というか、遠くから見ただけでもう、お腹が一杯になってしまったというのもある。

 え?
別に凄い橋には思えないって?

 …違和感を感じないかね?
川縁の景色に、見えますか?
この景色が。


 カメラを左に向けてみよう。




  ひょー!


 高いなんてもんじゃないぞ、この橋。

現橋も等しい高さがあるわけで、欄干から身を乗り出し気味にこの写真を撮るときに体が少し震えたのは、谷を渡る雪混じりの風の冷たさだけではなかっただろう。
しかし、恐怖心を麻痺させてしまうほどに凄まじい、旧橋の有り様である。
想像するしかできないのが極めて惜しいのだが、幅4m程度のひょろっとした橋がこの千尋の谷を跨いでいたのだ。
まるで鬼の面のような大岩盤を足掛かりにして、50mも下の黒い流れの上を!

※読者の皆様で、この旧橋の現役当時の姿をご存じの方がおりましたらご一報下さい!



 橋の欄干から真下を見下ろした眺めはこんな感じ。
旧橋は、目の前のカボチャのような模様の入った大岩盤を上手く利用し、無橋脚部分の距離を減らしていたのだろうか?
しかし、本当に圧巻の眺めである。
日本100景とかに入っていても何ら不思議はないような感じさえするが、多くのドライバーはこのような景色が足元にあることを知らないのか、もう当たり前の物なのか、背後のアスファルトを勢いよく通り過ぎていく。

 フツーに凄いから、この場所の眺め。
街中に何気なくあるところがまた、私を惹きつけたのかも知れないが。




 対岸にも、川面まで一気に落ち込むその突端に、いかにも頼りなさげな小さい橋台が残っているのが見えた。

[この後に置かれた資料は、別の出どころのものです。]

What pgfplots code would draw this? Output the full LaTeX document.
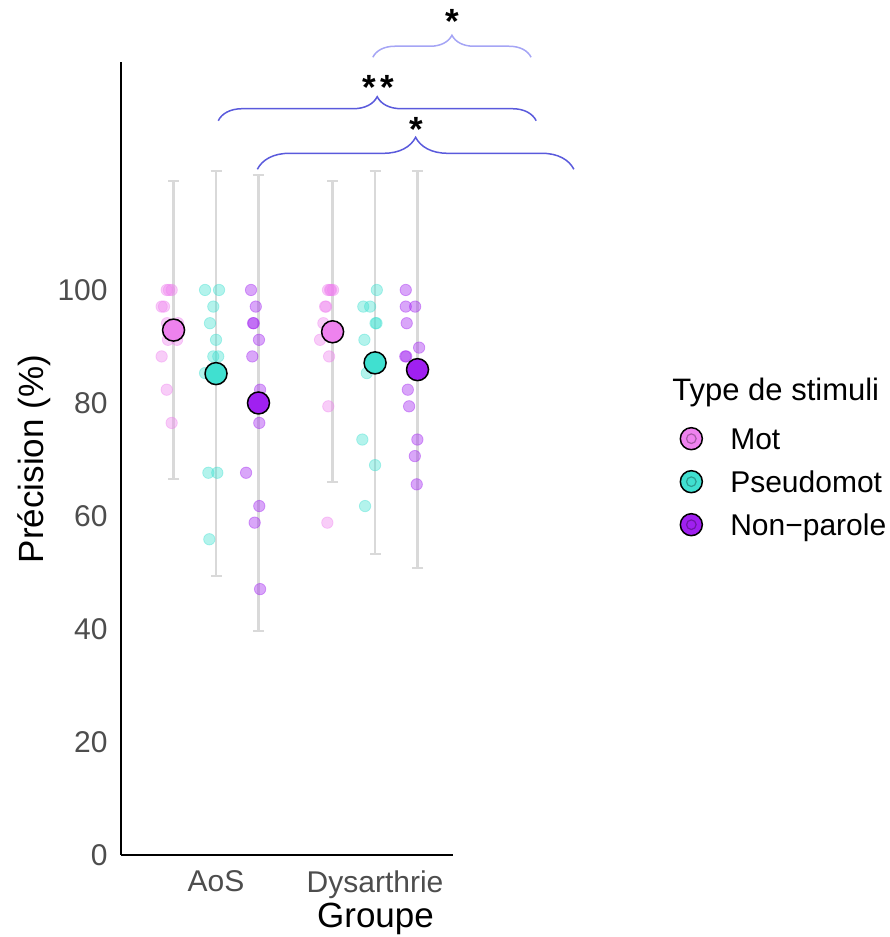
\documentclass[border=0pt]{standalone}
\usepackage{fontspec}
\setmainfont{Liberation Sans}
\usepackage{pgfplots}
\pgfplotsset{compat=1.18}
\usetikzlibrary{decorations.pathreplacing}

\definecolor{cmot}{HTML}{EE82EE}
\definecolor{cpseudo}{HTML}{40E0D0}
\definecolor{cnon}{HTML}{A020F0}
\definecolor{errgray}{RGB}{217,217,217}
\definecolor{brk}{RGB}{90,90,220}
\definecolor{brklight}{RGB}{165,165,245}
\definecolor{ticklab}{RGB}{77,77,77}

\pgfplotsset{
  jit/.style={forget plot, only marks, mark=*, mark size=2.85pt,
    mark options={fill=#1, draw=#1, fill opacity=0.4, draw opacity=0.4, line width=0.4pt}},
  avg/.style={forget plot, only marks, mark=*, mark size=5.5pt,
    mark options={fill=#1, draw=black, line width=0.75pt}},
  key/.style={legend image code/.code={
    \draw[fill=#1, draw=black, line width=0.75pt] (0,0) circle (5.5pt);
    \draw[fill=#1, draw=#1!70!black, line width=0.6pt] (0,0) circle (2.4pt);}},
}
\tikzset{sigstar/.style={anchor=base, inner sep=0pt, font=\fontsize{17.5}{20}\selectfont\bfseries}}

\begin{document}
\begin{tikzpicture}
\path[use as bounding box] (-60.5pt,-41pt) rectangle (384pt,427.5pt);
\begin{axis}[
  at={(0,0)}, anchor=south west,
  scale only axis, width=166pt, height=396.5pt,
  xmin=0.4025, xmax=2.49, ymin=0, ymax=140.35,
  axis lines=left, axis line style={-, line width=1pt, black},
  xtick={1,2}, xticklabels={AoS,Dysarthrie},
  ytick={0,20,40,60,80,100},
  major tick length=0pt,
  /pgf/number format/assume math mode=true,
  tick label style={font=\fontsize{15}{18}\selectfont, text=ticklab},
  yticklabel style={anchor=east, inner sep=0pt, xshift=-6.5pt},
  xticklabel style={anchor=north, inner sep=0pt, yshift=-7.5pt},
  clip=false,
  legend style={at={(axis description cs:1.6813,0.5403)}, anchor=north west,
    draw=none, fill=none, inner sep=0pt, row sep=9.75pt, column sep=13.6pt,
    font=\fontsize{15}{18}\selectfont,
    nodes={inner sep=0pt, text height=10.7pt, text depth=0pt}},
  legend cell align=left,
]
% error bars (mean +- spread)
\addplot[forget plot, only marks, mark=*, mark size=0pt,
  error bars/.cd, y dir=both, y explicit,
  error bar style={errgray, line width=1.25pt},
  error mark options={errgray, line width=1pt, mark size=2.75pt, rotate=90}]
  coordinates {
  (0.733,92.9) +- (0,26.3)
  (1.000,85.2) +- (0,35.85)
  (1.267,80.0) +- (0,40.3)
  (1.733,92.6) +- (0,26.6)
  (2.000,87.1) +- (0,33.9)
  (2.267,85.9) +- (0,35.15)
  };

% individual scores
\addplot[jit=cmot] coordinates {
  (0.690,100) (0.721,100) (0.704,100)
  (0.658,97.06) (0.673,97.06)
  (0.692,94.12) (0.761,94.12)
  (0.698,91.18) (0.755,91.18)
  (0.658,88.24) (0.690,82.35) (0.721,76.47)
  (1.704,100) (1.736,100) (1.717,100) (1.723,100)
  (1.686,97.06) (1.692,97.06)
  (1.675,94.12) (1.654,91.18) (1.711,88.24)
  (1.706,79.41) (1.700,58.82)
};
\addplot[jit=cpseudo] coordinates {
  (0.931,100) (1.019,100) (0.983,97.06) (0.962,94.12) (1.000,91.18)
  (0.983,88.24) (1.014,88.24) (0.931,85.29)
  (0.952,67.65) (1.008,67.65) (0.958,55.88)
  (2.011,100) (1.926,97.06) (1.969,97.06)
  (2.003,94.12) (2.009,94.12) (1.933,91.18) (1.948,85.29)
  (1.920,73.53) (2.000,69.0) (1.937,61.76)
};
\addplot[jit=cnon] coordinates {
  (1.220,100) (1.250,97.06) (1.233,94.12) (1.237,94.12) (1.270,91.18)
  (1.228,88.24) (1.277,82.35) (1.272,76.47) (1.189,67.65)
  (1.272,61.76) (1.243,58.82) (1.277,47.06)
  (2.193,100) (2.193,97.06) (2.252,97.06) (2.199,94.12) (2.277,89.8)
  (2.190,88.24) (2.196,88.24) (2.206,82.35) (2.214,79.41)
  (2.266,73.53) (2.250,70.6) (2.262,65.6)
};

% means
\addplot[avg=cmot] coordinates {(0.733,92.9) (1.733,92.6)};
\addplot[avg=cpseudo] coordinates {(1.000,85.2) (2.000,87.1)};
\addplot[avg=cnon] coordinates {(1.267,80.0) (2.267,85.9)};

\addlegendimage{key=cmot}
\addlegendentry{Mot}
\addlegendimage{key=cpseudo}
\addlegendentry{Pseudomot}
\addlegendimage{key=cnon}
\addlegendentry{Non−parole}

% significance brackets
\draw[brklight, line width=0.75pt, decorate, decoration={brace, amplitude=11pt}]
  (axis cs:1.986,141.19) -- (axis cs:2.981,141.19);
\draw[brk, line width=0.75pt, decorate, decoration={brace, amplitude=12pt}]
  (axis cs:1.014,129.96) -- (axis cs:3.013,129.96);
\draw[brk, line width=0.75pt, decorate, decoration={brace, amplitude=16pt}]
  (axis cs:1.26,121.36) -- (axis cs:3.25,121.36);
\coordinate (s1) at (axis cs:2.486,145.4);
\coordinate (s2) at (axis cs:2.020,133.7);
\coordinate (s3) at (axis cs:2.258,126.3);
\end{axis}

\node[sigstar] at (s1) {*};
\node[sigstar] at (s2) {*\kern1.8pt*};
\node[sigstar] at (s3) {*};
\node[rotate=90, anchor=base, font=\fontsize{17.5}{20}\selectfont] at (-38.85pt,198pt) {Précision (\%)};
\node[anchor=base, font=\fontsize{17.5}{20}\selectfont] at (127.25pt,-36pt) {Groupe};
\node[anchor=base west, inner sep=0pt, font=\fontsize{15.5}{18}\selectfont] at (275.5pt,227pt) {Type de stimuli};
\end{tikzpicture}
\end{document}
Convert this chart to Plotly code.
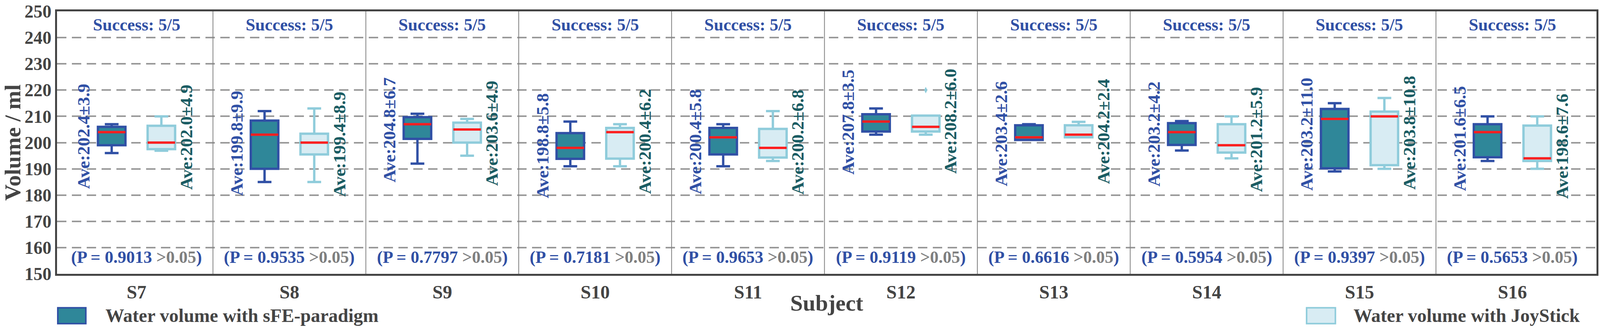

 わざわざこれほど険しい場所に橋を架ける必要があったのだろうか?
青下川と広瀬川、そして大倉川の3つの川に三方を囲まれた大原や隣接する萱場地区では、この橋が無ければ仙台市方面へ向かうには大迂回を余儀なくされることになる。
この橋も、生活道路として必須のものだったのである。
ちなみに、現橋も立派なトラス橋で、1992年に架けられているので、それまでは旧橋が現役だったのだろう。
 また、近接する国道の熊ヶ根橋も峡谷を跨いでいるが、向こうには旧道としてすぐ傍に、谷底まで一旦降りて短い橋で川を渡るルートがあった。
昭和29年の現熊ヶ根橋の供用以前には、この道が使われていた。
しかし、こちらの青下橋については、とても谷底に降りる道など考えようもない。
一体いつ頃に初代の橋は架けられたのか、気になるところだ。



 現橋から下流方向を見ると、遠くには広瀬川の河岸段丘まで見通せるが、手前に広がるのはこれまた、見るものを無口にさせる暴力的な大断崖である。
そこには幾つもの氷瀑が落ちており、なお一層近づきがたいムードを醸し出している。 一つ一つの氷柱が、遠目に見てもビルの4、5階分の高さがある。
それは、近づく者には須く死の接吻を授ける、氷の女王の居城である。



 さらに、現橋の直下(本当に真下)には、なんとナイアガラの滝をミニチュア化したような、それでも十分に大迫力の滝が、Uの字状に本流を割っているのだ。
もし正面から見ることができれば大層な眺めであろうが、それはおそらく不可能。
少なくとも、素人風情には手に負えない大峡谷である。


 ここは、仙台の片隅に隠された、グランドキャニオン&ナイアガラである。
人々の生活の足元に口を開けた、恐るべし自然の造形に、ただただ気圧された私であった。